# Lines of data

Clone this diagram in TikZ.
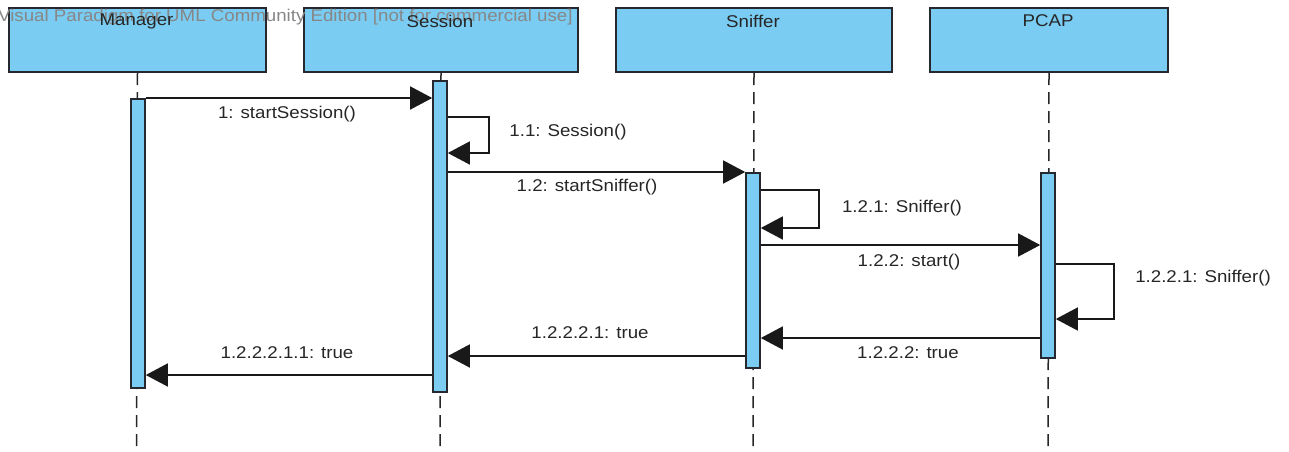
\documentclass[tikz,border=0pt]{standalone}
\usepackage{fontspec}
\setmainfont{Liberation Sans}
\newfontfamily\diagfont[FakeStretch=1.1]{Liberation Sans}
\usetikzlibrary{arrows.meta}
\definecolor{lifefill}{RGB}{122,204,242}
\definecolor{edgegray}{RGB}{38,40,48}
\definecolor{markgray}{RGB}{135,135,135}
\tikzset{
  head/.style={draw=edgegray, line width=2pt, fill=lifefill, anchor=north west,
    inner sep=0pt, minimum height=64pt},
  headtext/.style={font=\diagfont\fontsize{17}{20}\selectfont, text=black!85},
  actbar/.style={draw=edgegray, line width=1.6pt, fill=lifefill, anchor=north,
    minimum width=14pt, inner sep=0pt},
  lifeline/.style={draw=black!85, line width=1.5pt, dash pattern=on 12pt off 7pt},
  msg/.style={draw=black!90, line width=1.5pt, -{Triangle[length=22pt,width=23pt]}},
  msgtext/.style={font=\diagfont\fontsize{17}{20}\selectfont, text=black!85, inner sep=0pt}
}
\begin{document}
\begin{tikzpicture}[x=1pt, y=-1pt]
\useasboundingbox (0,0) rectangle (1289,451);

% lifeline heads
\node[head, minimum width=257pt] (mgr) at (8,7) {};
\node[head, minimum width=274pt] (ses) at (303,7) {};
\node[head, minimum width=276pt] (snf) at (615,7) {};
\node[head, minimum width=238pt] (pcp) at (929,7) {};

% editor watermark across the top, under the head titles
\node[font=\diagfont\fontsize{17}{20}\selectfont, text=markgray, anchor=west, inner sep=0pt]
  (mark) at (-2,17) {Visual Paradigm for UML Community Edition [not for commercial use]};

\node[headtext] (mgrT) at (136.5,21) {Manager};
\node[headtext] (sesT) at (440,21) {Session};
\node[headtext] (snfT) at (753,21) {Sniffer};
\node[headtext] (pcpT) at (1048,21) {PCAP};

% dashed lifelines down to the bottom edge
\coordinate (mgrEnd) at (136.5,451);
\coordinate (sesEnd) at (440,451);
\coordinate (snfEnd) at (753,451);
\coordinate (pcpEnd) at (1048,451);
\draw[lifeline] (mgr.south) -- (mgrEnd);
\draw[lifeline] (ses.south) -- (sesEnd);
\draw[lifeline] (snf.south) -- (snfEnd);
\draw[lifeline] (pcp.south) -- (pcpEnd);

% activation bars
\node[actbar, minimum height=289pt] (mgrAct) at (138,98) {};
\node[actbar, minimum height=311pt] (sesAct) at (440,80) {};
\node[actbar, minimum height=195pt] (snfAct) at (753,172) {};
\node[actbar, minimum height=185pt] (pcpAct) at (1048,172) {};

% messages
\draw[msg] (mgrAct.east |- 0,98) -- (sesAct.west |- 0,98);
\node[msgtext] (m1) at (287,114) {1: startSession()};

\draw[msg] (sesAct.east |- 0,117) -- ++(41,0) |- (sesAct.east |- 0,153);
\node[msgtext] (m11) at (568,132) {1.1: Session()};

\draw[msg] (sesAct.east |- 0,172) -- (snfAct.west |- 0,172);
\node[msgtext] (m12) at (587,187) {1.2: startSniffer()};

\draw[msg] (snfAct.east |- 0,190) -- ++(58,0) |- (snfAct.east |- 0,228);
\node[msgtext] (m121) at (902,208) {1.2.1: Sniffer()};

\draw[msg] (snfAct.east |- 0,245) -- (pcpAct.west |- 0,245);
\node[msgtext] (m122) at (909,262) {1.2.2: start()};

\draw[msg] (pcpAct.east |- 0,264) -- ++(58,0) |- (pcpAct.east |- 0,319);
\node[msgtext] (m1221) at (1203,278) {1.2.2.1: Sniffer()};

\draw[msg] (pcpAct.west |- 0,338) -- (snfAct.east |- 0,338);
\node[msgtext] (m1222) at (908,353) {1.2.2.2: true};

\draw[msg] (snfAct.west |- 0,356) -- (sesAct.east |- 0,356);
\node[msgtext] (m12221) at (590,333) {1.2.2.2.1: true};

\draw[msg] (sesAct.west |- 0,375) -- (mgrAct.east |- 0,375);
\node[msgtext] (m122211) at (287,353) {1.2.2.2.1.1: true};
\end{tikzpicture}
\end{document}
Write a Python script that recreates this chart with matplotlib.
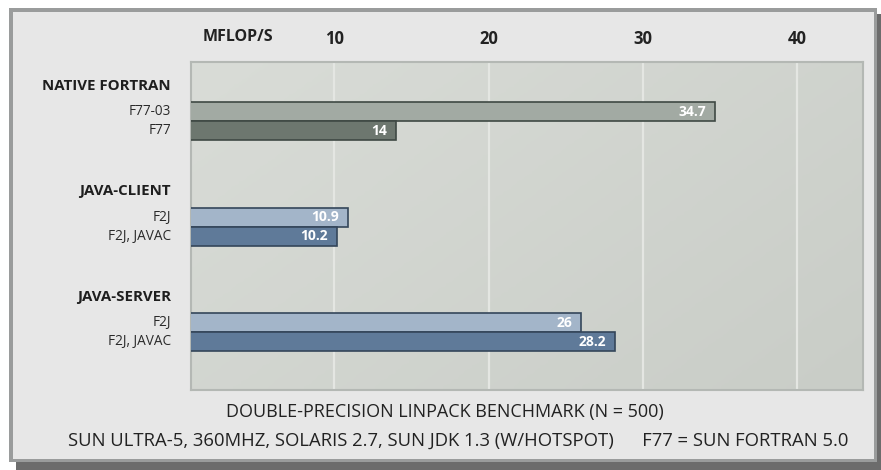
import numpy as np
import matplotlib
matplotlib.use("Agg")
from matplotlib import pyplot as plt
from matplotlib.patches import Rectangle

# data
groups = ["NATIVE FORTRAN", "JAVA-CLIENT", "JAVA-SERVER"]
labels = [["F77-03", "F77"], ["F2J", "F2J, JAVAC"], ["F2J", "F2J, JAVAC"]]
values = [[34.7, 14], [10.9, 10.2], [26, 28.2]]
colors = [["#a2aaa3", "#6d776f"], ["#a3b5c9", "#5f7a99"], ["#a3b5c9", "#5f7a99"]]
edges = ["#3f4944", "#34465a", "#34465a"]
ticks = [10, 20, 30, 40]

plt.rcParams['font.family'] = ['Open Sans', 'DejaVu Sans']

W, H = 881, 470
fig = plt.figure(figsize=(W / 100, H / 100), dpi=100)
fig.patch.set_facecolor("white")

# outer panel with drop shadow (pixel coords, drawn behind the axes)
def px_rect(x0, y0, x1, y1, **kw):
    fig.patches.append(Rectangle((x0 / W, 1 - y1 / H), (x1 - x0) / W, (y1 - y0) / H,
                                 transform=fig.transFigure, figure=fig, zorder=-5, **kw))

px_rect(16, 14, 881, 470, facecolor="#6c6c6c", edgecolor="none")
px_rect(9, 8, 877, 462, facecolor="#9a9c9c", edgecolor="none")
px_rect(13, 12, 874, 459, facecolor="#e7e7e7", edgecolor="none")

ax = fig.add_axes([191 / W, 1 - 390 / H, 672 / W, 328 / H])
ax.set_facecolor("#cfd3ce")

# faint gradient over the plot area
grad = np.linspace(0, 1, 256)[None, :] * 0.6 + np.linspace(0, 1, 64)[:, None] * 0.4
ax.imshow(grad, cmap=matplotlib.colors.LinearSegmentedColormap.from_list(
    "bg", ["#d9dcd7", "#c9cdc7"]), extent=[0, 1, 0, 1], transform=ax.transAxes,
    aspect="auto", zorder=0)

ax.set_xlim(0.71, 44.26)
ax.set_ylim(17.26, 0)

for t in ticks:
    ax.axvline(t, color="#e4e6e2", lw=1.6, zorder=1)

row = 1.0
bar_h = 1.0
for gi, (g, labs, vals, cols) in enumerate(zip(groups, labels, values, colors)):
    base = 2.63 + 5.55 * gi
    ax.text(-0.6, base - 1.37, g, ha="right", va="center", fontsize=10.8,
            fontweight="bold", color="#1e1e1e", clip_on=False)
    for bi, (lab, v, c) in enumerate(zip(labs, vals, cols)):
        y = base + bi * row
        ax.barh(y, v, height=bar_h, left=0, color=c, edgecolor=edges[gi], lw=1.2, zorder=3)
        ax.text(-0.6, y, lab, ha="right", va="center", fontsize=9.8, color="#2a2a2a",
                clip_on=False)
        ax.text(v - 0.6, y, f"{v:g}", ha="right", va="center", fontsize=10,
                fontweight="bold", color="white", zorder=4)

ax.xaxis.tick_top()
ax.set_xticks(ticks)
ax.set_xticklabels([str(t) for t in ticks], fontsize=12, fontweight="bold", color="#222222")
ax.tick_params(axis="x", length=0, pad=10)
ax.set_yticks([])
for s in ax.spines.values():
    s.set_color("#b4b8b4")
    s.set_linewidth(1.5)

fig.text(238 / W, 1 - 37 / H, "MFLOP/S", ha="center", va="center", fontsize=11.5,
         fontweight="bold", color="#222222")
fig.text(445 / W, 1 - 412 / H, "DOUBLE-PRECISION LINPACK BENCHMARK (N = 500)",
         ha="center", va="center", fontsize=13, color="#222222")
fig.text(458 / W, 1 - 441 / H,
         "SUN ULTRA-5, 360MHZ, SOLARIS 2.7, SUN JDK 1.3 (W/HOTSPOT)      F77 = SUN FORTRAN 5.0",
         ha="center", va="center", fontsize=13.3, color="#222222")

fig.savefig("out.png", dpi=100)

# To do
Copy exactly the lines running from the beginning of the listing through the line that has "minimum width=238pt] (pcp)". Drop the pictures.

# Solution
Clone this diagram in TikZ.
\documentclass[tikz,border=0pt]{standalone}
\usepackage{fontspec}
\setmainfont{Liberation Sans}
\newfontfamily\diagfont[FakeStretch=1.1]{Liberation Sans}
\usetikzlibrary{arrows.meta}
\definecolor{lifefill}{RGB}{122,204,242}
\definecolor{edgegray}{RGB}{38,40,48}
\definecolor{markgray}{RGB}{135,135,135}
\tikzset{
  head/.style={draw=edgegray, line width=2pt, fill=lifefill, anchor=north west,
    inner sep=0pt, minimum height=64pt},
  headtext/.style={font=\diagfont\fontsize{17}{20}\selectfont, text=black!85},
  actbar/.style={draw=edgegray, line width=1.6pt, fill=lifefill, anchor=north,
    minimum width=14pt, inner sep=0pt},
  lifeline/.style={draw=black!85, line width=1.5pt, dash pattern=on 12pt off 7pt},
  msg/.style={draw=black!90, line width=1.5pt, -{Triangle[length=22pt,width=23pt]}},
  msgtext/.style={font=\diagfont\fontsize{17}{20}\selectfont, text=black!85, inner sep=0pt}
}
\begin{document}
\begin{tikzpicture}[x=1pt, y=-1pt]
\useasboundingbox (0,0) rectangle (1289,451);

% lifeline heads
\node[head, minimum width=257pt] (mgr) at (8,7) {};
\node[head, minimum width=274pt] (ses) at (303,7) {};
\node[head, minimum width=276pt] (snf) at (615,7) {};
\node[head, minimum width=238pt] (pcp) at (929,7) {};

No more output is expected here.